Concise News correspondents
Senior Special Assistant to the President on Foreign Affairs and Diaspora, Abike Dabiri-Erewa, has described as “heartbreaking”, the execution of a Nigerian in Singapore for drug related offences.
Dabiri-Erewa said this in a statement she issued on Friday in Abuja through her Special Assistant on Media, Abdur-Rahman Balogun.
She recalled that Singaporean authorities arrested the Nigerian, Chijoke Obioha, 35, with more than 2.6 kilogrammes of cannabis on April 9, 2007. This surpasses the statutory amount of 500 grams presumed as drug trafficking under Singaporean law.
Dabiri-Erewa said Nigerian government informed Obioha’s family that his appeal for clemency had been rejected Thursday.
She, however, described the sentence as disturbing despite repeated calls for Nigerians to desist from criminal activities such as drug peddling.
“While we regret the death sentence passed on the Nigerian, we will also like to, once again. appeal to Nigerians to avoid crimes like drug trafficking, especially in Asia which has declared zero tolerance for such offences.’’
She urged Nigerians to avoid drug peddling in their host countries as laws of countries, no matter its de-merits, will be difficult to influence.
A Singaporean anti-death penalty campaigner, Ravi Madasamy, who has also been assisting Obioha’s lawyer, Joseph Chen, on the case, took to his Facebook page this morning to announce the news.

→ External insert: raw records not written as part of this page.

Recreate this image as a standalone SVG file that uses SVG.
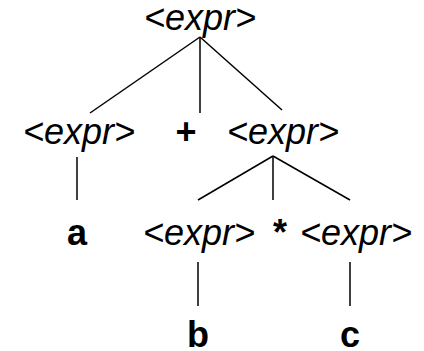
<svg xmlns="http://www.w3.org/2000/svg" width="424" height="351" viewBox="0 0 424 351">
<style>
.nt{font-family:"Liberation Sans",Arial,sans-serif;font-style:italic;font-size:36px;fill:#000;text-anchor:middle}
.t{font-family:"Liberation Sans",Arial,sans-serif;font-weight:bold;font-size:36px;fill:#000;text-anchor:middle}
.e line{stroke:#000;stroke-width:1.5}
</style>
<rect width="424" height="351" fill="#fff"/>
<g class="e" id="edges">
<line x1="200" y1="37" x2="90" y2="113"/>
<line x1="200" y1="37" x2="200" y2="113"/>
<line x1="200" y1="37" x2="282" y2="110"/>
<line x1="77" y1="157" x2="77" y2="200"/>
<line x1="273" y1="156" x2="198" y2="200"/>
<line x1="273" y1="156" x2="273" y2="200"/>
<line x1="273" y1="156" x2="350" y2="200"/>
<line x1="198" y1="262" x2="198" y2="306"/>
<line x1="350" y1="262" x2="350" y2="306"/>
</g>
<g id="n0"><text class="nt" x="200" y="30">&lt;expr&gt;</text></g>
<g id="n1"><text class="nt" x="79" y="144">&lt;expr&gt;</text></g>
<g id="n2"><text class="t" x="186" y="144">+</text></g>
<g id="n3"><text class="nt" x="283" y="144">&lt;expr&gt;</text></g>
<g id="n4"><text class="t" x="77" y="245">a</text></g>
<g id="n5"><text class="nt" x="199" y="245">&lt;expr&gt;</text></g>
<g id="n6"><text class="t" x="280" y="245">*</text></g>
<g id="n7"><text class="nt" x="356" y="245">&lt;expr&gt;</text></g>
<g id="n8"><text class="t" x="198" y="347">b</text></g>
<g id="n9"><text class="t" x="350" y="347">c</text></g>
</svg>
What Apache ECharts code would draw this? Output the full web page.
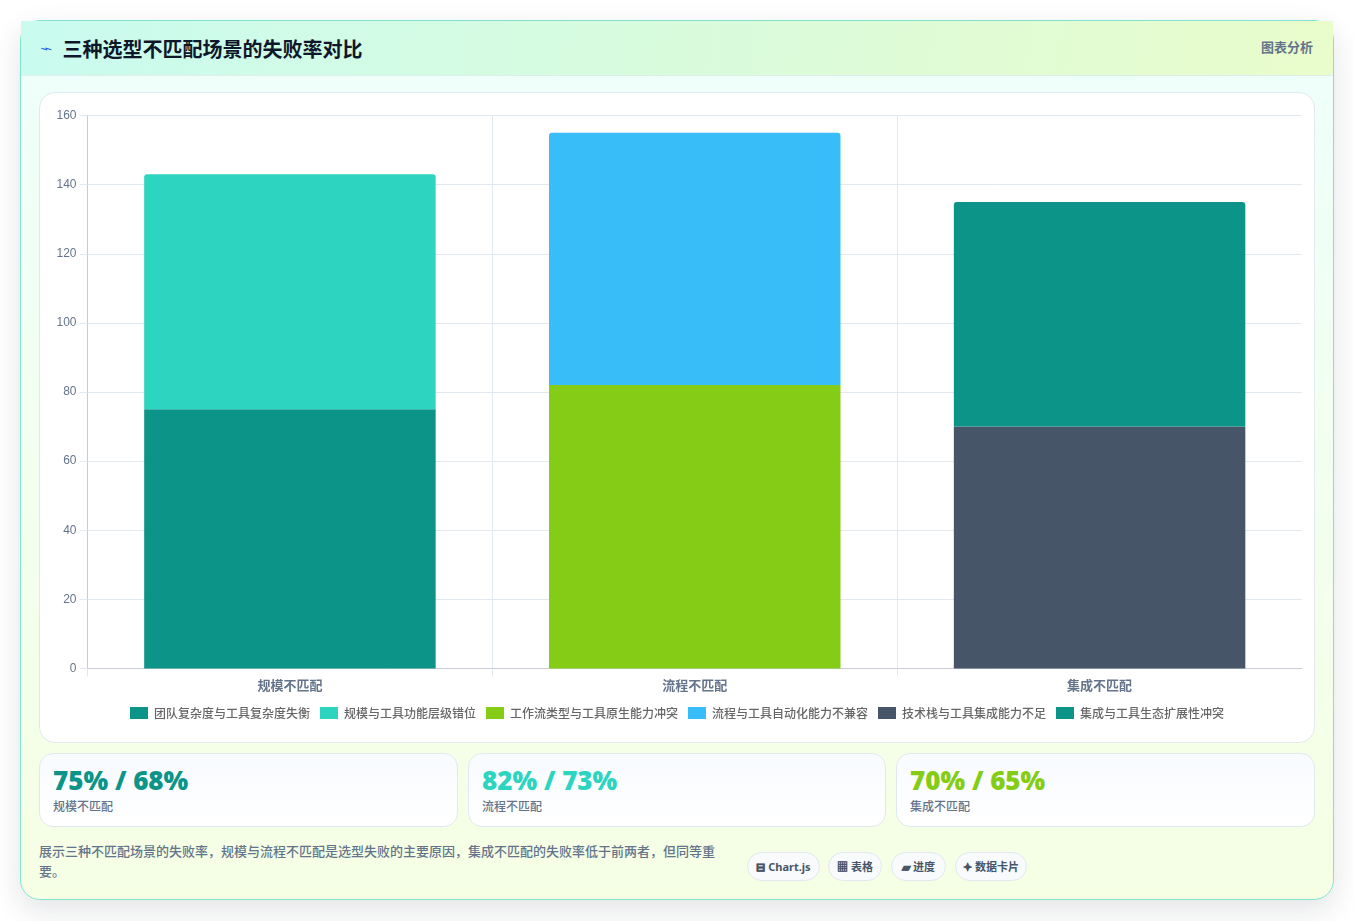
<!DOCTYPE html>
<html lang="zh"><head><meta charset="utf-8">
<script src="https://cdn.jsdelivr.net/npm/echarts@6/dist/echarts.min.js"></script>
<style>
*{box-sizing:border-box}
html,body{margin:0;width:1354px;height:921px;overflow:hidden;background:#fff;font-family:"Noto Sans","Noto Sans CJK SC",sans-serif}
#card{position:absolute;left:20px;top:20px;width:1314px;height:880px;border:1px solid #7fe3d0;border-radius:20px;background:linear-gradient(180deg,#eefffb 0%,#f6ffe4 100%);box-shadow:0 10px 30px rgba(15,23,42,.12);}
#head{position:absolute;left:0;top:0;width:1312px;height:55px;background:linear-gradient(100deg,#c9fbef 0%,#e9fccb 100%);border-bottom:1px solid #dcefe9;}
#icon{position:absolute;left:20px;top:19px;font-size:18px;color:#2563eb;line-height:16px;transform:scale(1.15,.55)}
#title{position:absolute;left:41.5px;top:14px;font-size:20px;line-height:28px;font-weight:700;color:#0f172a;font-family:"Noto Sans CJK SC",sans-serif}
#tag{position:absolute;right:20px;top:17px;font-size:13px;line-height:18px;font-weight:600;color:#64748b;font-family:"Noto Sans CJK SC",sans-serif}
#box{position:absolute;left:18px;top:71px;width:1276px;height:651px;background:#fff;border:1px solid #e2e8f0;border-radius:16px}
#chart{position:absolute;left:0;top:0;width:1274px;height:649px}
.kpi{position:absolute;top:732px;height:74px;border:1px solid #e2e8f0;border-radius:14px;background:linear-gradient(180deg,#f8fbff,#fff)}
.kv{position:absolute;left:13px;top:9px;font:900 26px/34px "Noto Sans","Noto Sans CJK SC",sans-serif;white-space:nowrap}
.kl{position:absolute;left:13px;top:43px;font:500 12px/17px "Noto Sans CJK SC",sans-serif;color:#64748b;white-space:nowrap}
#note{position:absolute;left:18px;top:820px;width:690px;font:500 13px/20px "Noto Sans CJK SC",sans-serif;color:#64748b}
.pill{position:absolute;top:831px;height:29px;text-align:center;border:1px solid #e2e8f0;border-radius:15px;background:#f8fafc;font:700 11px/27px "Noto Sans","Noto Sans CJK SC",sans-serif;color:#475569;white-space:nowrap}
.pill i{font-style:normal;-webkit-text-stroke:.5px #475569}
</style></head><body>
<div id="card">
<div id="head"><div id="icon">⌁</div><div id="title"></div><div id="tag"></div></div>
<div id="box"><div id="chart"></div></div>
<div id="kpis"></div>
<div id="note"></div>
<div id="pills"></div>
</div>
<script>
const pageTitle = "三种选型不匹配场景的失败率对比";
const tagText = "图表分析";
const noteText = "展示三种不匹配场景的失败率，规模与流程不匹配是选型失败的主要原因，集成不匹配的失败率低于前两者，但同等重要。";
const categories = ["规模不匹配","流程不匹配","集成不匹配"];
const seriesNames = ["团队复杂度与工具复杂度失衡","规模与工具功能层级错位","工作流类型与工具原生能力冲突","流程与工具自动化能力不兼容","技术栈与工具集成能力不足","集成与工具生态扩展性冲突"];
const seriesColors = ["#0d9488","#2dd4bf","#84cc16","#38bdf8","#475569","#0d9488"];
const seriesValues = [
  [75,null,null],
  [68,null,null],
  [null,82,null],
  [null,73,null],
  [null,null,70],
  [null,null,65]
];
const kpiValues = ["75% / 68%","82% / 73%","70% / 65%"];
const kpiColors = ["#0d9488","#2dd4bf","#84cc16"];
const pillIcons = ["⊟","▦","▰","✦"];
const pillLabels = ["Chart.js","表格","进度","数据卡片"];
const kpiLefts = [18,447,875];
const kpiWidths = [419,418,419];
const pillLefts = [726,807,870,934];
const pillWidths = [73,54,55,72];
const bandTicks = [0,1,2];

document.getElementById('title').textContent = pageTitle;
document.getElementById('tag').textContent = tagText;
document.getElementById('note').textContent = noteText;
document.getElementById('kpis').innerHTML = categories.map((c,i)=>
 `<div class="kpi" style="left:${kpiLefts[i]}px;width:${kpiWidths[i]}px"><div class="kv" style="color:${kpiColors[i]}">${kpiValues[i]}</div><div class="kl">${c}</div></div>`).join('');
document.getElementById('pills').innerHTML = pillLabels.map((t,i)=>
 `<div class="pill" style="left:${pillLefts[i]}px;width:${pillWidths[i]}px"><i>${pillIcons[i]}</i> ${t}</div>`).join('');

const chart = echarts.init(document.getElementById('chart'),null,{renderer:'canvas'});
chart.setOption({
  animation:false,
  textStyle:{fontFamily:'"Noto Sans CJK SC",sans-serif'},
  grid:{left:47.5,right:12,top:22.5,bottom:73.5,containLabel:false},
  legend:{bottom:18,left:'center',itemWidth:18,itemHeight:12,itemGap:10,icon:'rect',
    textStyle:{fontSize:12,color:'#666',fontWeight:500,padding:[0,0,0,1]},data:seriesNames},
  xAxis:[{type:'category',data:categories,
    axisLine:{lineStyle:{color:'#c9ccd6'}},
    axisTick:{show:false},
    splitLine:{show:true,showMaxLine:false,lineStyle:{color:'#e2e8f0'}},
    axisLabel:{fontSize:13,fontWeight:600,color:'#64748b',margin:10}},
   {type:'value',position:'bottom',min:0,max:3,interval:1,
    axisLine:{show:false},axisLabel:{show:false},splitLine:{show:false},
    axisTick:{show:true,length:8,customValues:bandTicks,lineStyle:{color:'#e2e8f0'}}}],
  yAxis:{type:'value',min:0,max:160,interval:20,
    axisLine:{show:true,lineStyle:{color:'#c9ccd6'}},
    axisTick:{show:true,length:8,lineStyle:{color:'#e2e8f0'}},
    splitLine:{show:true,lineStyle:{color:'#e2e8f0'}},
    axisLabel:{fontSize:12,color:'#64748b',margin:11,fontFamily:'"Liberation Sans",sans-serif'}},
  series:seriesNames.map((n,i)=>({name:n,type:'bar',stack:'total',barWidth:'72%',data:seriesValues[i],
    itemStyle:{color:seriesColors[i],borderRadius:i%2?[3,3,0,0]:0}}))
});
</script></body></html>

“This morning, at 6am, the execution of Chijioke Stephen Obioha took place. I am not even sure if his family from Nigeria were able to attend. Soon everybody will forget this together with Chijioke’s name. But for many of us who fight and campaign to eradicate this barbaric practice of death by hanging, and for those of us who challenge the mandatory death penalty for drug trafficking in Singapore, our work will go on. And it must,” Ravi posted.
Amnesty international condemns execution
Amnesty International also called on Singapore to halt Friday’s execution of Obioha.
Rafendi Djamin, Amnesty International’s Director for South-East Asia and the Pacific said AI is dismayed that Obioha’s case was not granted clemency.
“The death penalty is never the solution. It will not rid Singapore of drugs.
“By executing people for drug-related offences, which do not meet the threshold of most serious crimes, Singapore is violating international law.
“Under Singaporean law, when there is a presumption of drug possession and trafficking, the burden of proof shifts from the prosecutor to the defendant,” he said.
According to the Amnesty director, this violates the right to a fair trial by turning the concept of presumption of innocence on its head.
“Drug-related offences do not meet the threshold of the ‘most serious crimes’ to which the use of the death penalty must be restricted under international law.
“International law also prohibits the imposition of the death penalty as a mandatory punishment. Moreover, Amnesty International opposes the use of the death penalty outright, regardless of the crime,” he said.